Prophéties de Sainte Hildegarde sur le Protestantisme



Extrait de "Histoire de Sainte Hildegarde, sa vie, ses œuvres et ses révélations", par le R.P. Jacques RENARD :


Sainte Hildegarde
Rappelons ici deux ou trois réponses qui sortent de la sphère des faits individuels pour revêtir un caractère d'importance générale d'un grand intérêt, puisqu'elles ne sont rien moins que l'annonce claire du protestantisme, faite par conséquent plusieurs siècles à l'avance.
Le clergé de Cologne, que la sainte avait visité, la pria de lui donner par écrit « les paroles de vie qu'elle leur avait adressées de vive voix par l'inspiration de Dieu, et d'y joindre ce qui lui avait été révélé à leur sujet (Ep. XLVIII). » La réponse est une longue lettre où, avec les accents énergiques des Prophètes, elle leur reproche leurs vices, l'oubli de la gloire de Dieu, leur négligence du soin des âmes, en même temps qu'elle leur annonce des châtiments.
« Du sein de la lumière vivante, j'ai entendu une voix disant : Ô fille de Sion, la couronne d'honneur penchera sur la tête de tes fils, et le manteau de leurs richesses sera diminué, parce qu'ils n'ont pas connu le temps que je leur ai donné pour voir et pour enseigner les peuples. Puisque vous ne faites pas cela, vous serez réduits à être les esclaves des esclaves, et eux-mêmes ils seront vos juges ; et votre liberté déclinera comme la bénédiction s'est retirée de Chanaan. Ces fléaux ne seront que les précurseurs d'autres fléaux plus terribles qui suivront. Le diable dit en lui-même à votre sujet : Je trouve en eux les choses où ma volonté se complaît. Ils ne veulent pas travailler pour leur Dieu et le comptent pour rien... Vous, ô mes disciples et mes sujets, vous êtes beaucoup plus disciplinés qu'eux devant le peuple. Et parce que vous êtes ainsi, élevez-vous au-dessus d'eux, arrachez-leur leurs richesses et leurs honneurs, et après les avoir dépouillés, étouffez-les. Et ce que le diable dit en lui-même, il l'accomplira en plusieurs par le jugement de Dieu. Mais moi qui suis, je dis à ceux qui entendent : Au temps où ceci s'exécutera par le moyen d'un peuple plongé dans l'erreur, encore pire que celui-ci, la ruine tombera sur vous en châtiment de vos prévarications, et ce peuple vous persécutera et dévoilera vos œuvres. Il les mettra au grand jour, et dira de vous : Ceux-ci sont des scorpions dans leurs œuvres, et leurs œuvres sont des œuvres de serpents. Et comme par le zèle du Seigneur, il vous lancera cette imprécation : La voie des impies périra, car ils extermineront par la dérision et le sarcasme vos voies d'iniquité. Ce peuple qui agira de la sorte, séduit et envoyé par le diable, viendra, la face pâle, se composera un masque de sainteté, et il gagnera les plus puissants princes du siècle. Ils leur parleront ainsi de vous : Pourquoi retenez-vous et souffrez-vous la société de ceux-ci qui souillent toute la terre de leurs iniquités immondes ? Ils sont livrés à l'ivresse et à la luxure, et si vous ne les rejetez pas de vous, c'en est fait de toute l'Église. »
Puis la sainte continue de peindre à grands traits ces réformateurs austères, ces loups cachés sous la peau de brebis ; car le démon qui est dans ces faux prophètes leur donnera les dehors des vertus opposées aux vices régnants, du désintéressement et même de la chasteté.

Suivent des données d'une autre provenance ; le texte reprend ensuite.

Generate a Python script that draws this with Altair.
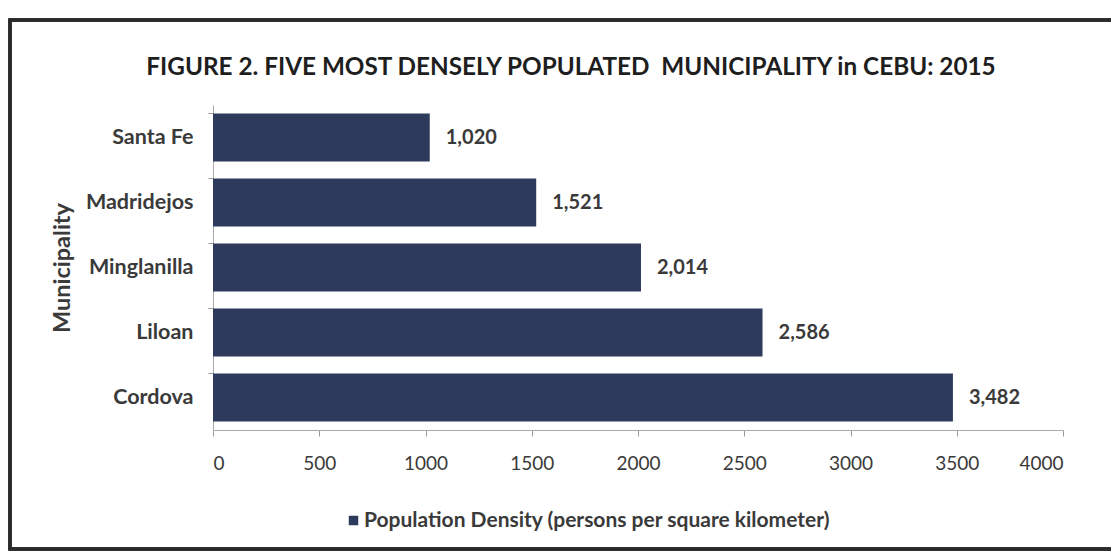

« Et le diable dit encore en lui-même : Dieu aime la chasteté et la continence ; je leur en donnerai l'apparence. Et cet ennemi ancien les enfle d'orgueil de leurs fausses vertus, et ils se montrent ainsi aux hommes revêtus d'une sainteté illusoire... Alors le peuple applaudira leur vie, parce qu'ils lui paraîtront justes.
Et lorsque ceux-ci auront ainsi accrédité leur erreur, ils persécuteront et chasseront de toutes parts les docteurs et les sages qui persévéreront dans la foi catholique ; mais cependant pas tous, parce que quelques-uns sont de vaillants soldats dans la justice de Dieu. Et de plus, certaines congrégations de saints dont la vie est pure ne pourront être ébranlées. C'est pourquoi ils conseillent aux princes et aux riches de contraindre par la violence ces pasteurs de l'Église, et les autres hommes spirituels leurs disciples à devenir justes.
C'est ce qui s'accomplira en quelques-uns, et les autres trembleront. Néanmoins, comme jadis il fut dit à Élie, beaucoup de justes seront conservés, qui ne donneront pas dans ces erreurs, et qui demeureront inébranlables.
Or, ces séducteurs commenceront leurs succès par la séduction des femmes, ce qui fera qu'ils s'écrieront dans le délire de leur orgueil : Nous avons triomphé de tous ! Mais leur feinte justice ne se soutiendra pas, et bientôt leur corruption se trahira. C'est ainsi que l'iniquité purgera l'iniquité, et que vos œuvres mauvaises se convertiront en vengeance... Ainsi votre honneur périra, et votre couronne tombera de votre tête. C'est ainsi que la justice céleste, provoquée par vous, recherchera vos scandales. Il faut que les œuvres d'iniquité soient purgées par les tribulations et les brisements. Or, ces hommes sans foi et séduits par le diable seront votre balai et votre fléau, parce que vous n'adorez pas Dieu purement ; et ils vous tourmenteront jusqu'à ce que vos iniquités et vos justices mêmes soient purifiées. Ces imposteurs ne sont pas ceux qui doivent précéder le dernier jour ; mais ils en sont le germe et les précurseurs. Toutefois, leur triomphe n'aura qu'un temps. Alors ce sera l'aurore de la justice, et votre fin sera meilleure que votre commencement ; et instruits par tout le passé, vous resplendirez comme un or très-pur, et vous demeurerez ainsi assez longtemps. Car la première aurore de justice se lèvera alors dans le peuple spirituel, comme lorsque dans le principe il commença à se former et était encore un petit nombre... Ce peuple spirituel sera affermi dans la justice par la terreur des fléaux passés, comme les anges furent confirmés dans l'amour de Dieu par la chute du diable... Et les hommes admireront comment une si forte tempête a pu finir par un tel calme... et c'est ainsi que le résultat final de cette erreur sera la confusion du siècle. »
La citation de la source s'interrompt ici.